Pemudik Meninggal Saat Terjebak Kemacetan, Daisy: Pemerintah Kecolongan
Adanya korban jiwa saat mudik kemacetan di ruas tol menunjukkan betapa pemerintah tidak benar-benar menghitung risiko yang terjadi
Penulis: Amriyono Prakoso
Editor: Hasiolan Eko P Gultom
Laporan Wartawan Tribunnews.com, Amriyono Prakoso
TRIBUNNEWS.COM, JAKARTA – Sosiolog Universitas Indonesia, Daisy Indira Yasmin menilai pemerintah dinilai tidak siap untuk mengantisipasi lonjakan pemudik pada arus mudik lebaran 2016 kali ini.
Menurut dia, adanya korban jiwa saat mudik kemacetan di ruas tol menunjukkan betapa pemerintah tidak benar-benar menghitung risiko yang terjadi kepada para pemudik yang melewati ruas tol.
“Kalau saya bilang, ini pemerintah kecolongan karena harus sampai memakan korban jiwa di dalam ruas tol. Kejadian ini tidak boleh terulang kembali di tahun mendatang,” ujarnya saat dihubungi, Jakarta, Minggu (10/7/2016)
Pemerintah, kata Daisy seharusnya dapat menghitung per kilometer kebutuhan masyarakat untuk istirahat, baik di dalam tol atau di jalur arteri, sehingga kenyamanan masyarakat saat mudik dapat tercipta.
Begitu juga dengan posko kesehatan yang sudah seharusnya disediakan oleh pemerintah di titik-titik kemacetan yang ada.
Sehingga pemudik tidak perlu menempuh jarak yang panjang ketika sudah keluar dari tol ataupun masih di dalam tol.

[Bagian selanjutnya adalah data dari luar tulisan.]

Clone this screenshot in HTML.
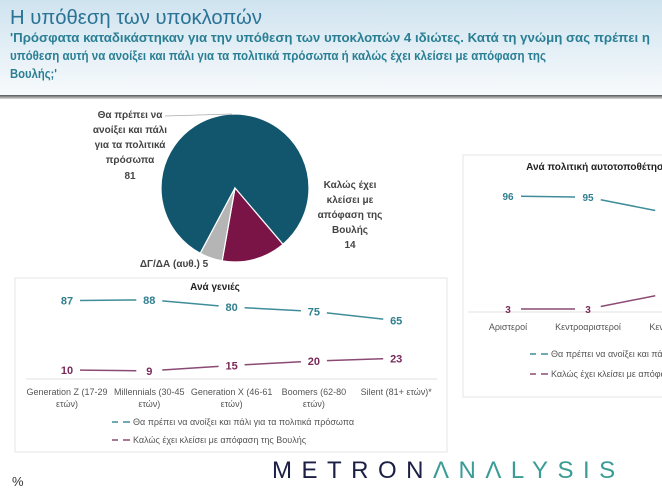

“Posko kesehatan juga sebenarnya bisa dihitung. Berapa lama masyarakat bisa mendapatkan akses kesehatan, sehingga tidak perlu ada korban jiwa saat macet panjang terjadi,” tambahnya.
Hal yang sama juga dilontarkan oleh Pengamat Sosial Universitas Padjajaran, Yusar yang mengatakan bahwa kejadian di Tol Brexit adalah kejadian luar biasa yang harus menjadi perhatian lebih pemerintah.
“Ini memang kejadian yang spektakuler karena harus menelan korban jiwa saat macet, bukan karena kecelakaan,” jelasnya saat dihubungi.
Pemerintah diminta untuk benar-benar mengevaluasi apa yang telah terjadi selama arus mudik dan arus balik lebaran 2016 untuk menjadi pelajaran di tahun berikutnya.
Dia mencotohkan ketika keluar tol Brebes Timur, terdapat penyempitan jalan (Bottle Neck) yang harus dilewati pemudik, meski bukan hal yang baru dalam konteks kemacetan saat lebaran, Yusar mengatakan bahwa seharusnya pemerintah sudah belajar dari pengalaman sebelumnya.
“Tahun lalu memang ada kemacetan hingga 40 kilometer, tapi seburuk saat ini. Harus ada evaluasi besar,” tambahnya.
Meski begitu, Yusar menyampaikan apresasinya kepada pemerintah karena berhasil mengurangi angka kecelakaan dari tahun lalu dan perbaikan tersebut yang dipandang harus terus dilakukan oleh pembuat kebijakan.
Sementara itu, Menteri Pekerjaan Umum dan Perumahan Rakyat (PUPR) Basuki Hadimuljono mengatakan, kemacetan akibat penumpukan di tempat istirahat tak bisa dihindari. Karena selama arus mudik dan arus balik tercatat jumlah kendaraan terbanyak di jalan tol.
"Ini tidak akan bisa dihindari. Karena memang ada 1,6 juta mobil yang meninggalkan Jabodetabek ke wilayah Jawa. Di rest area sendiri misalnya sudah ada 100 toilet, tapi pasti tidak akan cukup," kata Basuki, Minggu (10/7/2016).
Basuki mengibaratkan arus mudik dan arus balik Lebaran layaknya seperti ibadah haji yang dijubeli jutaan manusia.
"Kalau ada kepadatan menurut saya karena memang seperti orang naik haji. Jadi dalam satu waktu, sama dengan the greatest festival. Ini bukan alasan ," ungkap Basuki.